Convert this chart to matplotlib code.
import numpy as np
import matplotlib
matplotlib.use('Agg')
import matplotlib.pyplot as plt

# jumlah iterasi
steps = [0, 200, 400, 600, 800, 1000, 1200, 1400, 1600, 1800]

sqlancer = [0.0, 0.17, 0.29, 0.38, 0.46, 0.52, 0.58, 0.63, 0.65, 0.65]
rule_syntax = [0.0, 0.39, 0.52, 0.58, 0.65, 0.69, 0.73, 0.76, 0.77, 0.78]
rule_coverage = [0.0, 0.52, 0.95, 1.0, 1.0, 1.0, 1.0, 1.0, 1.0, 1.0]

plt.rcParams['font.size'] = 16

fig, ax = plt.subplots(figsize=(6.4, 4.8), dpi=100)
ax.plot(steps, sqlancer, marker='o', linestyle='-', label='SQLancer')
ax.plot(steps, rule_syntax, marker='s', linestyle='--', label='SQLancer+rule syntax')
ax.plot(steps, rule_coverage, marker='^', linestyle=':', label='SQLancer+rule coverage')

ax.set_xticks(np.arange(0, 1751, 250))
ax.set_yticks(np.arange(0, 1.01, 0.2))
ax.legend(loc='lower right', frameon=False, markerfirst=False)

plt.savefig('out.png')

What is being asked: Extract exactly the leading lines of the data, stopping at and including the line with "plt.rcParams['font.size'] = 16".

Response to this exercise:
Convert this chart to matplotlib code.
import numpy as np
import matplotlib
matplotlib.use('Agg')
import matplotlib.pyplot as plt

# jumlah iterasi
steps = [0, 200, 400, 600, 800, 1000, 1200, 1400, 1600, 1800]

sqlancer = [0.0, 0.17, 0.29, 0.38, 0.46, 0.52, 0.58, 0.63, 0.65, 0.65]
rule_syntax = [0.0, 0.39, 0.52, 0.58, 0.65, 0.69, 0.73, 0.76, 0.77, 0.78]
rule_coverage = [0.0, 0.52, 0.95, 1.0, 1.0, 1.0, 1.0, 1.0, 1.0, 1.0]

plt.rcParams['font.size'] = 16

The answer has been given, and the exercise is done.